Now that even January Jones has entered the infamous “nesting” phase of pregnancy, I've been wondering: Does everybody really go through a nesting phase? "Experts" say that this pre-labor instinct is animal in nature, something we're hard-wired to do: Robins feather their nests, cats find a quiet place to give birth. I don’t think I went through a nesting phase though, unless all those prenatal trips to IKEA count, and those were out of dire necessity, not any deep-seated urges to create the perfect newborn environment. Is there a link missing in my DNA chain or something?
It wasn't like I didn't feel biologically motivated to prepare for my babies in other ways. I was religious about taking prenatal vitamins and putting lotion on my belly to prevent stretch marks and going to the doctor and eating lots of greens.
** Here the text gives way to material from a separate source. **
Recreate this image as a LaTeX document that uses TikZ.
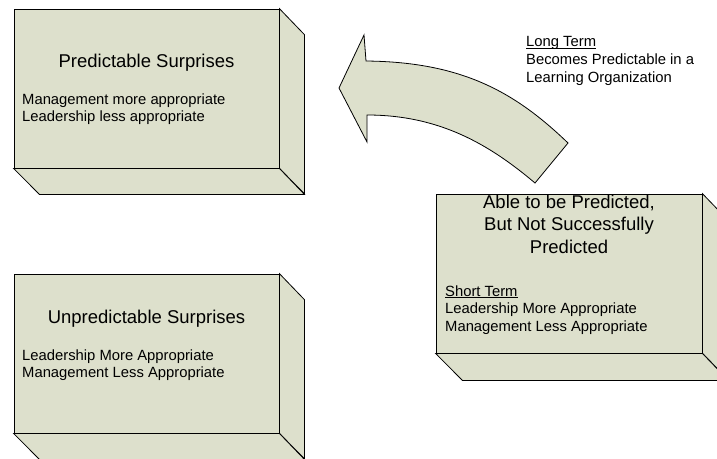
\documentclass[tikz,border=0pt]{standalone}
\usepackage{fontspec}
\setmainfont{Liberation Sans}
\usepackage{tikz}
\definecolor{verdegris}{RGB}{221,224,204}
\tikzstyle{cara}=[draw=black, fill=verdegris, line width=0.8pt, line join=miter]
\tikzstyle{frente}=[cara, rectangle, inner sep=0pt, minimum height=159pt]
\tikzstyle{titulo}=[font=\fontsize{18.5}{22.5}\selectfont, align=center, inner sep=0pt]
\tikzstyle{texto}=[font=\fontsize{14.8}{17.7}\selectfont, align=left, inner sep=0pt]
\newcommand{\subr}[1]{\leavevmode\setbox0\hbox{#1}\rlap{\rule[-1.7pt]{\wd0}{0.7pt}}\box0}

\begin{document}
\begin{tikzpicture}[x=1pt,y=-1pt]
            \useasboundingbox (0,0) rectangle (717,458);
            % Cajas
            \node[frente, minimum width=265pt] (pred) at (146.5,88.5) {};
            \draw[cara] (pred.north east) -- ++(25,26) -- ++(0,159) -- (pred.south east) -- cycle;
            \draw[cara] (pred.south west) -- (pred.south east) -- ++(25,26) -- ++(-265,0) -- cycle;
            \node[frente, minimum width=265pt] (nopred) at (146.5,353.5) {};
            \draw[cara] (nopred.north east) -- ++(25,26) -- ++(0,159) -- (nopred.south east) -- cycle;
            \draw[cara] (nopred.south west) -- (nopred.south east) -- ++(25,26) -- ++(-265,0) -- cycle;
            \node[frente, minimum width=266pt] (corto) at (569,273.5) {};
            \draw[cara] (corto.north east) -- ++(26,27) -- ++(0,159) -- (corto.south east) -- cycle;
            \draw[cara] (corto.south west) -- (corto.south east) -- ++(26,27) -- ++(-266,0) -- cycle;
            % Flecha
            \draw[cara] (568,143) .. controls (515,92) and (462,62) .. (366,61) -- (364,35) -- (339,88)
                -- (367,142) -- (367,115) .. controls (440,115) and (490,145) .. (535,183) -- cycle;
            % Textos (base = ultima linea)
            \node[titulo, anchor=base] (tpred) at (146.5,67) {Predictable Surprises};
            \node[texto, anchor=base west] (cpred) at (22,121.7) {Management more appropriate\\Leadership less appropriate};
            \node[titulo, anchor=base] (tnopred) at (146.5,323) {Unpredictable Surprises};
            \node[texto, anchor=base west] (cnopred) at (22,377.7) {Leadership More Appropriate\\Management Less Appropriate};
            \node[titulo, anchor=base] (tcorto) at (569,253) {Able to be Predicted,\\But Not Successfully\\Predicted};
            \node[texto, anchor=base west] (ccorto) at (445,331.4) {\subr{Short Term}\\Leadership More Appropriate\\Management Less Appropriate};
            \node[texto, anchor=base west] (clargo) at (526,82) {\subr{Long Term}\\Becomes Predictable in a\\Learning Organization};
        \end{tikzpicture}
\end{document}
Scrubbing the bathroom fixtures with a toothbrush until they gleamed, however ... yeah, that didn't really cross my mind. It never occurred to me to stock up on groceries and other supplies as if I were fortifying my family against a nuclear war (another classic symptom of nesting) or to pre-address dozens of custom-made birth announcements. But I still fell right into the business of mothering once my children arrived, so my maternal instincts must have been in place. That's why I'm convinced nesting is not a necessary part of the pregnancy process. Perhaps if one is inclined towards the Martha Stewart-esque, gestation encourages these tendencies; otherwise, if you're not feeling the undeniable urge to disinfect every surface of your home, don't worry that being a mom won't come naturally to you. It came naturally to me, and my house is still a mess.
Are you getting the urge to nest or not?